How to Prove Properties of Legendre Polynomials?

[neelakash]

Homework Statement

I am to prove that P_n(-x)=(-1)^n*P_n(x)

And, P'_n(-x)=(-1)^(n+1)*P'_n(x)

Homework Equations

The Attempt at a Solution

I know that whether a Legendre Polynomial is an even or odd function depends on its degree.It follows directly from the solution of Legendre differential equation.But,to prove these properties I am getting stuck.

Can anyone help me to start with these?

 

[Astronuc]

Have you tried using the series expression for Legendre polynomials and then using (-x)^a = (-1)^a(x)^a?

See - http://hyperphysics.phy-astr.gsu.edu/hbase/math/legend.html

http://mathworld.wolfram.com/LegendrePolynomial.html

http://en.wikipedia.org/wiki/Legendre_polynomials


Also try that approach with differentiation.

 

[neelakash]

I referred to those webpages earlier.They contain results but no derivation.

How can I use (-x)^a=(-1)^a*(x)^a within a series?

 

[siddharth]

I referred to those webpages earlier.They contain results but no derivation.
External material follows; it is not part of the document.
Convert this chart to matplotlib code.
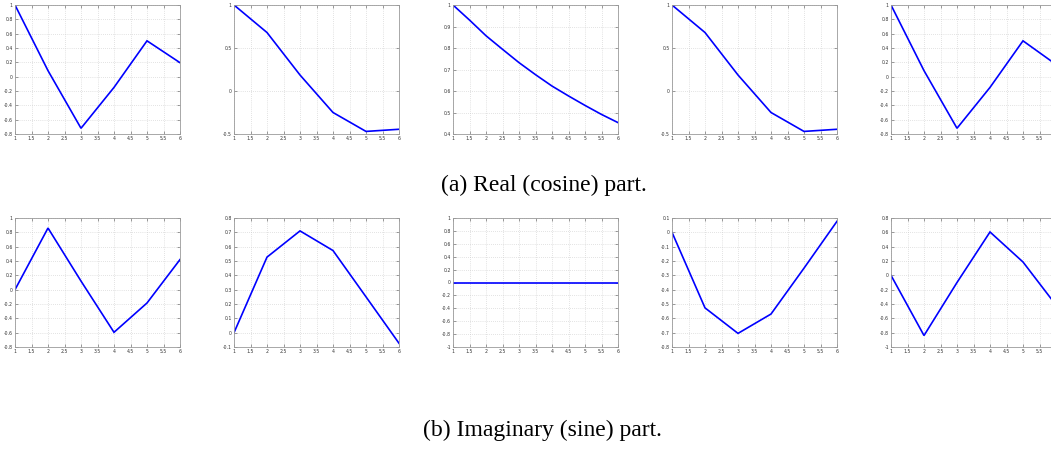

How can I use (-x)^a=(-1)^a*(x)^a within a series?

As Astronuc suggested, substitute as (-x)^a for each term in the series. What can you say about (-1)^n-2m when m varies?

 

[neelakash]

OK,I already got it.
One should exploit the property: P_n(x) even and odd according as n is even and odd.

 

[tnho]

Homework Statement

I am to prove that P_n(-x)=(-1)^n*P_n(x)

And, P'_n(-x)=(-1)^(n+1)*P'_n(x)

Homework Equations

The Attempt at a Solution

I know that whether a Legendre Polynomial is an even or odd function depends on its degree.It follows directly from the solution of Legendre differential equation.But,to prove these properties I am getting stuck.

Can anyone help me to start with these?

OK,I already got it.
One should exploit the property: P_n(x) even and odd according as n is even and odd.

The statement you are going to prove can be seen readily if you look at the Ridrigues' formula of Lengreda Polynomial, isn't it?

 

[neelakash]

I am interested to know how the first formula can be derived from Rodrigues's formula.Is the Replacing x by -x should affect (d^l/dx^l)?If so,how?

Actually it appears...but not quite sure,how?

 

[tnho]

I am interested to know how the first formula can be derived from Rodrigues's formula.Is the Replacing x by -x should affect (d^l/dx^l)?If so,how?

Actually it appears...but not quite sure,how?

just change x-> -x
then the Rodrigues's formula has d/d(-x)
which can be rewritten as dx/d(-x)*d/d(x) , like changing variables as usual
then d/d(-x) = -d/dx and d^n/d(-x)^n = (-1)^n d^n/dx^n

for the question how the Rodrigues's formula came from...
i have no idea at all...

 

[neelakash]

I anticipated something like this.Thanks for clarification.